There is almost nothing I like more than color. I guess I learned by playing first, as a child, in coloring books, then studying color theory…I have a collection of color wheels, and have made many more :-) regardless of tool …thread, graphite, paint, ink, pastel…I can never get tired of blending color to get as much of a seamless flow …one color to the next…as possible …my happy place.
Also, I think color transparency is fun. You can get a whole new world of variations when you layer transparent colors.
I can’t think of any hacks at the moment … I like using unconventional tools for mark making, and stamping. I have brush pens…I’m going to make your CYM colors.
Great post! Thanks!
I learn color all the time from my Mom who is a beaded jewelry designer (She sells a lot on Etsy, so I know she knows what she's doing.) She has an eye for which colors of beads go together. So, before I start something that's going to take a lot of time / expensive supplies I get her on Facetime, so I can point at my underpainting primordial pencil sketch and talk about color palettes.
Cool! I'll try this, that brush pen is my favourite too.
Dunno if it counts as a hack, but I've been using a Blackwing pencil of late and it makes drawing in pencil so much more satisfying. These days the "messier" the tool the more I like it. So Blackwing pencils, the Pentel Pilot pocket brush, and a cheap fountain pen. They really make a mark and get my hands dirty.
Not colourblind, but I learned colour via photography, by taking pics and seeing what I liked.
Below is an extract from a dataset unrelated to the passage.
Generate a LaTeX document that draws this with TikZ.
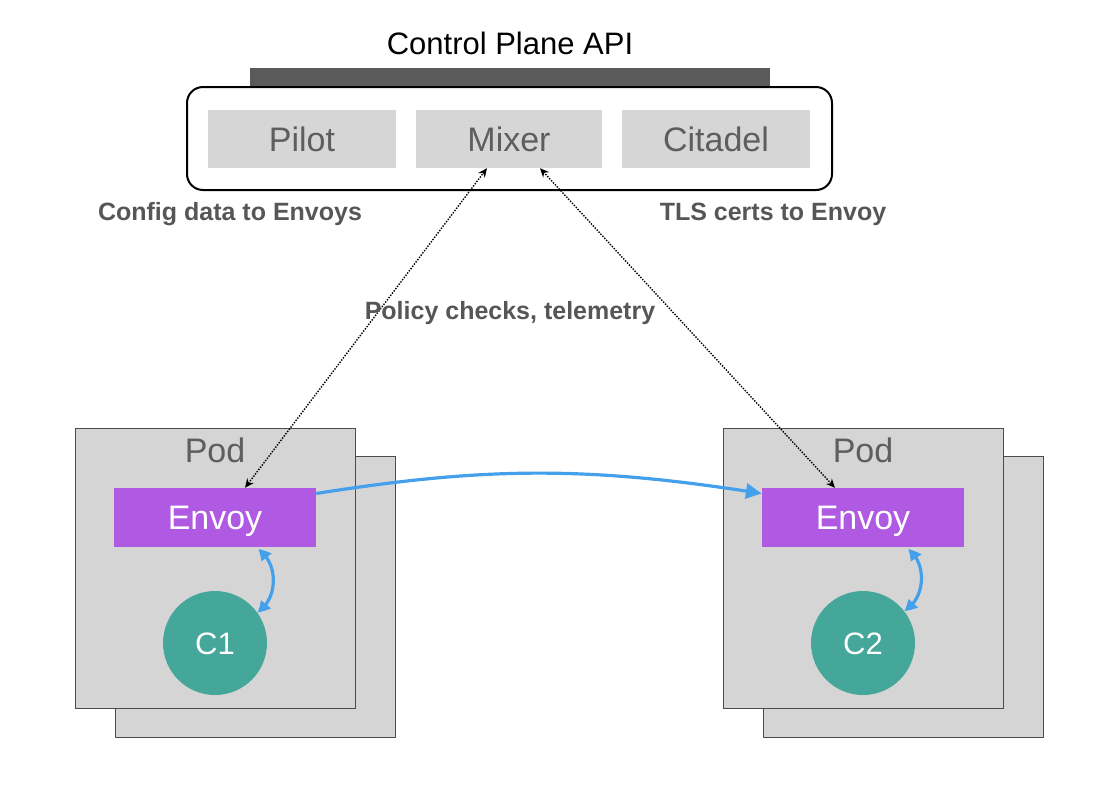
\documentclass[tikz,border=0pt]{standalone}
\usepackage{fontspec}
\setmainfont{Liberation Sans}
\usetikzlibrary{arrows.meta,bending}
\definecolor{boxgray}{HTML}{D6D6D6}
\definecolor{podgray}{HTML}{D5D5D5}
\definecolor{txtgray}{HTML}{5E5E5E}
\definecolor{lblgray}{HTML}{565656}
\definecolor{envoyc}{HTML}{B05AE3}
\definecolor{tealc}{HTML}{45A79A}
\definecolor{bluec}{HTML}{45A0EC}
\definecolor{barc}{HTML}{5A5A5A}
\tikzset{
  bigtxt/.style={font=\fontsize{34}{36}\selectfont, text height=24.3, text depth=0},
  compbox/.style={fill=boxgray, draw=none, minimum height=58, inner sep=0,
    text=txtgray, bigtxt},
  podbox/.style={fill=podgray, draw=black!70, line width=1, minimum width=280, minimum height=280, inner sep=0},
  podlbl/.style={text=txtgray, bigtxt, inner sep=0},
  envoybox/.style={fill=envoyc, minimum width=202, minimum height=59, inner sep=0,
    text=white, bigtxt},
  cont/.style={circle, fill=tealc, minimum size=104, inner sep=0,
    text=white, font=\fontsize{31}{33}\selectfont, text height=22.2, text depth=0},
  lbl/.style={text=lblgray, font=\bfseries\fontsize{25}{27}\selectfont, inner sep=0},
  dotarrow/.style={dash pattern=on 1.4pt off 1.4pt, line width=1.4, black,
    {Stealth[length=9,width=8]}-{Stealth[length=9,width=8]}},
  bluearrow/.style={bluec, line width=3.2, -{Triangle[length=16,width=15,bend]}},
  bluedouble/.style={bluec, line width=3.2, {Triangle[length=12,width=12,bend]}-{Triangle[length=12,width=12,bend]}}
}
\begin{document}
\begin{tikzpicture}[x=1pt,y=-1pt]
\useasboundingbox (0,0) rectangle (1104,804);
% control plane
\node[font=\fontsize{31}{33}\selectfont, inner sep=0, text height=22.2, text depth=0] (title) at (510,43) {Control Plane API};
\node[fill=barc, minimum width=520, minimum height=19, inner sep=0] (bar) at (510,77.5) {};
\node[draw=black, line width=2, fill=white, rounded corners=16, minimum width=645, minimum height=103, inner sep=0] (cp) at (509.5,138.5) {};
\node[compbox, minimum width=188] (pilot) at (302,139) {Pilot};
\node[compbox, minimum width=186] (mixer) at (509,139) {Mixer};
\node[compbox, minimum width=188] (citadel) at (716,139) {Citadel};
% labels
\node[lbl] (lcfg) at (230,214) {Config data to Envoys};
\node[lbl] (ltls) at (773,214) {TLS certs to Envoy};
% pods left
\node[podbox, minimum height=281] (pod1b) at (255,596.5) {};
\node[podbox] (pod1) at (215,568) {};
\node[podlbl] (pod1l) at (215,450) {Pod};
\node[envoybox] (envoy1) at (215,517.5) {Envoy};
\node[cont] (c1) at (215,643) {C1};
% pods right
\node[podbox, minimum height=281] (pod2b) at (903,596.5) {};
\node[podbox] (pod2) at (863,568) {};
\node[podlbl] (pod2l) at (863,450) {Pod};
\node[envoybox] (envoy2) at (863,517.5) {Envoy};
\node[cont] (c2) at (863,643) {C2};
% dotted connectors
\draw[dotarrow] ([xshift=30pt]envoy1.north) -- ([xshift=-22pt]mixer.south);
\draw[dotarrow] ([xshift=-28pt]envoy2.north) -- ([xshift=31pt]mixer.south);
\node[lbl] (lpol) at (510,313) {Policy checks, telemetry};
% blue connectors
\draw[bluearrow] ([yshift=24pt]envoy1.east) to[bend left=9] ([yshift=24pt]envoy2.west);
\draw[bluedouble] ([xshift=43pt,yshift=-2pt]envoy1.south) to[bend left=58] (c1.36);
\draw[bluedouble] ([xshift=45pt,yshift=-2pt]envoy2.south) to[bend left=58] (c2.38);
\end{tikzpicture}
\end{document}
Love this idea to customize brush pen ink, I’m looking forward to trying this. Fun craft project: to customize the exterior of my brush pen I borrowed my daughters nail polish (watch ‘water marbling technique’ videos in YouTube or TikTok) to dip my pen and ‘paint’ a cool marble design on the pen. It was fun to combine my interest in pens with my daughters interest in painting nails. Be forewarned, watching finger nail polish design videos can be mesmerizing!!